▶ **Dataset excerpt**:
★ ★ ★

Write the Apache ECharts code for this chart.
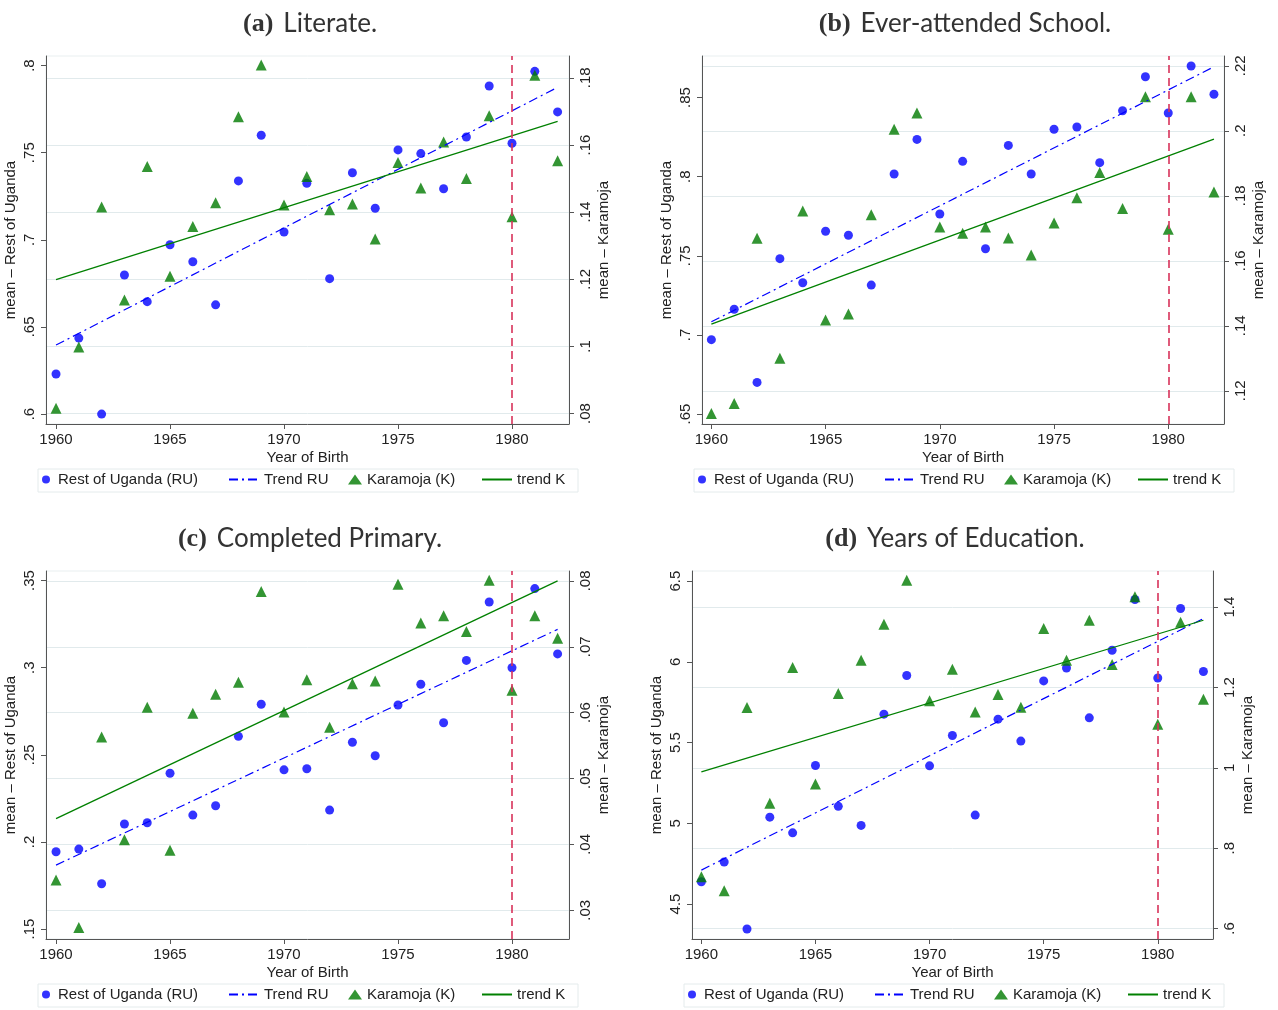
<!DOCTYPE html>
<html>
<head>
<meta charset="utf-8">
<script src="https://cdn.jsdelivr.net/npm/echarts@6/dist/echarts.min.js"></script>
<style>
html, body { margin: 0; padding: 0; background: #fff; }
#pageEcharts { width: 1278px; height: 1010px; }
</style>
</head>
<body>
<div id="pageEcharts"></div>
<script>
// year of birth cohorts
var years = [1960,1961,1962,1963,1964,1965,1966,1967,1968,1969,1970,1971,1972,1973,1974,1975,1976,1977,1978,1979,1980,1981,1982];
var trendYears = [1960, 1982];
var xTicks = [1960, 1965, 1970, 1975, 1980];
var cutoffYear = 1980;

// (a) literate
var ruLiterate = [.623,.6436,.600,.6798,.6645,.6972,.6874,.6627,.7338,.760,.7045,.7324,.6777,.7385,.7181,.7516,.7495,.7293,.759,.7883,.7554,.7967,.7734];
var kLiterate = [.0816,.0998,.1415,.1138,.1536,.1209,.1357,.1428,.1684,.1838,.1421,.1506,.1407,.1424,.132,.1548,.1472,.1609,.150,.1687,.1386,.1808,.1553];
var trendRuLiterate = [.6396, .7875];
var trendKLiterate = [.1199, .167];
var ticksLeftA = [.6, .65, .7, .75, .8];
var ticksRightA = [.08, .1, .12, .14, .16, .18];

// (b) ever-attended school
var ruSchool = [.697,.7162,.670,.7482,.733,.7655,.763,.7315,.8017,.8236,.7764,.8097,.7545,.8198,.8017,.83,.8314,.8089,.8417,.8632,.8403,.87,.8521];
var kSchool = [.113,.1161,.1669,.13,.1753,.1418,.1436,.1742,.2005,.2055,.1704,.1685,.1704,.167,.1618,.1716,.1794,.1872,.1761,.2105,.1697,.2105,.1812];
var trendRuSchool = [.7083, .8695];
var trendKSchool = [.1405, .1974];
var ticksLeftB = [.65, .7, .75, .8, .85];
var ticksRightB = [.12, .14, .16, .18, .2, .22];

// (c) completed primary
var ruPrimary = [.1944,.1959,.176,.2103,.211,.2394,.2154,.2208,.2606,.279,.2414,.242,.2183,.2572,.2495,.2786,.2905,.2684,.3042,.3377,.3,.3454,.3079];
var kPrimary = [.0346,.0274,.0563,.0407,.0608,.0391,.0599,.0628,.0646,.0784,.0601,.065,.0578,.0644,.0648,.0795,.0736,.0747,.0723,.0801,.0634,.0747,.0713];
var trendRuPrimary = [.1867, .322];
var trendKPrimary = [.0439, .08];
var ticksLeftC = [.15, .2, .25, .3, .35];
var ticksRightC = [.03, .04, .05, .06, .07, .08];

// (d) years of education
var ruYears = [4.638,4.76,4.345,5.038,4.941,5.358,5.105,4.987,5.676,5.915,5.356,5.544,5.051,5.645,5.509,5.882,5.962,5.653,6.072,6.386,5.9,6.33,5.94];
var kYears = [.7289,.694,1.1502,.912,1.2498,.9595,1.185,1.268,1.3575,1.467,1.1667,1.2455,1.139,1.1826,1.151,1.3468,1.268,1.3674,1.257,1.426,1.1087,1.3624,1.171];
var trendRuYears = [4.71, 6.268];
var trendKYears = [.99, 1.3674];
var ticksLeftD = [4.5, 5, 5.5, 6, 6.5];
var ticksRightD = [.6, .8, 1, 1.2, 1.4];

var names = ['Rest of Uganda (RU)', 'Trend RU', 'Karamoja (K)', 'trend K'];

var panels = [
    {tag:'(a)', title:'Literate.', ru:ruLiterate, k:kLiterate, tRu:trendRuLiterate, tK:trendKLiterate, lt:ticksLeftA, rt:ticksRightA,
     grid:{left:46, top:56, width:523, height:368}, x:[1959.56, 1982.5], yl:[.5943, .8055], yr:[.0769, .1865], titleX:305, titleTop:6, legendTop:472},
    {tag:'(b)', title:'Ever-attended School.', ru:ruSchool, k:kSchool, tRu:trendRuSchool, tK:trendKSchool, lt:ticksLeftB, rt:ticksRightB,
     grid:{left:702, top:56, width:522, height:368}, x:[1959.59, 1982.44], yl:[.6437, .8763], yr:[.1098, .223], titleX:960, titleTop:6, legendTop:472},
    {tag:'(c)', title:'Completed Primary.', ru:ruPrimary, k:kPrimary, tRu:trendRuPrimary, tK:trendKPrimary, lt:ticksLeftC, rt:ticksRightC,
     grid:{left:46, top:571, width:523, height:368}, x:[1959.56, 1982.5], yl:[.1443, .3555], yr:[.02564, .0815], titleX:305, titleTop:521, legendTop:987},
    {tag:'(d)', title:'Years of Education.', ru:ruYears, k:kYears, tRu:trendRuYears, tK:trendKYears, lt:ticksLeftD, rt:ticksRightD,
     grid:{left:692, top:571, width:521, height:368}, x:[1959.59, 1982.42], yl:[4.2834, 6.5625], yr:[.5739, 1.49], titleX:950, titleTop:521, legendTop:987}
];

var sans = 'Liberation Sans';
var axisColor = '#555';
var textColor = '#222';

function stataLabel(v) {
    return String(v).replace(/^0\./, '.');
}

function pairs(xs, ys) {
    return xs.map(function (x, i) { return [x, ys[i]]; });
}

var option = {
    animation: false,
    backgroundColor: '#fff',
    title: [],
    grid: [],
    xAxis: [],
    yAxis: [],
    legend: [],
    graphic: [],
    series: []
};

panels.forEach(function (p, i) {
    option.title.push({
        text: '{b|' + p.tag + '}  {t|' + p.title + '}',
        left: p.titleX,
        top: p.titleTop,
        textAlign: 'center',
        textStyle: {
            fontWeight: 'normal',
            rich: {
                b: {fontFamily: 'Liberation Serif', fontWeight: 'bold', fontSize: 26, color: '#333'},
                t: {fontFamily: 'Lato', fontWeight: 'normal', fontSize: 26, color: '#333'}
            }
        }
    });
    option.grid.push({
        left: p.grid.left, top: p.grid.top, width: p.grid.width, height: p.grid.height,
        show: true, borderColor: '#e9eff0', borderWidth: 1
    });
    option.xAxis.push({
        gridIndex: i,
        type: 'value',
        min: p.x[0],
        max: p.x[1],
        name: 'Year of Birth',
        nameLocation: 'middle',
        nameGap: 26,
        nameTextStyle: {fontFamily: sans, fontSize: 15, color: textColor},
        axisLine: {onZero: false, lineStyle: {color: axisColor, width: 1}},
        axisTick: {customValues: xTicks, length: 5, lineStyle: {color: axisColor}},
        axisLabel: {customValues: xTicks, fontFamily: sans, fontSize: 15, color: textColor, margin: 8,
            formatter: function (v) { return String(v); }},
        splitLine: {show: false}
    });
    // left axis: Rest of Uganda
    option.yAxis.push({
        gridIndex: i,
        type: 'value',
        position: 'left',
        min: p.yl[0],
        max: p.yl[1],
        name: 'mean \u2013 Rest of Uganda',
        nameLocation: 'middle',
        nameRotate: 90,
        nameGap: 28,
        nameTextStyle: {fontFamily: sans, fontSize: 15, color: textColor},
        axisLine: {show: true, lineStyle: {color: axisColor, width: 1}},
        axisTick: {show: true, customValues: p.lt, length: 5, lineStyle: {color: axisColor}},
        axisLabel: {customValues: p.lt, rotate: 90, fontFamily: sans, fontSize: 15, color: textColor, margin: 9, formatter: stataLabel},
        splitLine: {show: false}
    });
    // right axis: Karamoja
    option.yAxis.push({
        gridIndex: i,
        type: 'value',
        position: 'right',
        min: p.yr[0],
        max: p.yr[1],
        name: 'mean \u2013 Karamoja',
        nameLocation: 'middle',
        nameRotate: 90,
        nameGap: 27,
        nameTextStyle: {fontFamily: sans, fontSize: 15, color: textColor},
        axisLine: {show: true, lineStyle: {color: axisColor, width: 1}},
        axisTick: {show: true, customValues: p.rt, length: 5, lineStyle: {color: axisColor}},
        axisLabel: {customValues: p.rt, rotate: 90, fontFamily: sans, fontSize: 15, color: textColor, margin: 9, formatter: stataLabel},
        splitLine: {show: true, lineStyle: {color: '#e1eaec', width: 1}}
    });

    option.series.push({
        name: names[0], type: 'scatter', xAxisIndex: i, yAxisIndex: 2 * i,
        symbol: 'circle', symbolSize: 9,
        itemStyle: {color: '#0000ff'},
        data: pairs(years, p.ru)
    });
    option.series.push({
        name: names[1], type: 'line', xAxisIndex: i, yAxisIndex: 2 * i,
        symbol: 'none',
        lineStyle: {color: '#0000ff', width: 1.2, type: [9, 4, 2, 4]},
        itemStyle: {color: '#0000ff'},
        data: pairs(trendYears, p.tRu)
    });
    option.series.push({
        name: names[2], type: 'scatter', xAxisIndex: i, yAxisIndex: 2 * i + 1,
        symbol: 'triangle', symbolSize: 11,
        itemStyle: {color: '#007a00'},
        data: pairs(years, p.k)
    });
    option.series.push({
        name: names[3], type: 'line', xAxisIndex: i, yAxisIndex: 2 * i + 1,
        symbol: 'none',
        lineStyle: {color: '#008000', width: 1.3},
        itemStyle: {color: '#008000'},
        data: pairs(trendYears, p.tK),
        markLine: {
            silent: true,
            symbol: 'none',
            label: {show: false},
            lineStyle: {color: '#d8325a', width: 1.6, type: [8, 5]},
            data: [{xAxis: cutoffYear}]
        }
    });

    // one legend per key, placed under each panel
    var offs = [-4, 182, 302, 435];
    var widths = [14, 30, 14, 30];
    names.forEach(function (n, j) {
        var isLine = (j === 1 || j === 3);
        option.legend.push({
            data: [n],
            left: p.grid.left + offs[j],
            top: p.legendTop,
            padding: 0,
            itemWidth: widths[j],
            itemHeight: j === 2 ? 10 : 8,
            itemGap: 0,
            selectedMode: false,
            itemStyle: isLine ? {opacity: 0} : {},
            textStyle: {fontFamily: sans, fontSize: 15, color: textColor}
        });
    });
    option.graphic.push({
        type: 'rect',
        silent: true,
        shape: {x: p.grid.left - 8, y: p.legendTop - 3, width: 540, height: 23},
        style: {fill: 'none', stroke: '#e4ebec', lineWidth: 1}
    });
});

var myChart = echarts.init(document.getElementById('pageEcharts'));
myChart.setOption(option);
</script>
</body>
</html>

★ ★ ★

▶ **Work to complete**:
Transcribe the opening line of the listing above, please, and every line after it through the line with "var cutoffYear = 1980;", word for word, without pictures.

▶ **Worked solution**:
Write the Apache ECharts code for this chart.
<!DOCTYPE html>
<html>
<head>
<meta charset="utf-8">
<script src="https://cdn.jsdelivr.net/npm/echarts@6/dist/echarts.min.js"></script>
<style>
html, body { margin: 0; padding: 0; background: #fff; }
#pageEcharts { width: 1278px; height: 1010px; }
</style>
</head>
<body>
<div id="pageEcharts"></div>
<script>
// year of birth cohorts
var years = [1960,1961,1962,1963,1964,1965,1966,1967,1968,1969,1970,1971,1972,1973,1974,1975,1976,1977,1978,1979,1980,1981,1982];
var trendYears = [1960, 1982];
var xTicks = [1960, 1965, 1970, 1975, 1980];
var cutoffYear = 1980;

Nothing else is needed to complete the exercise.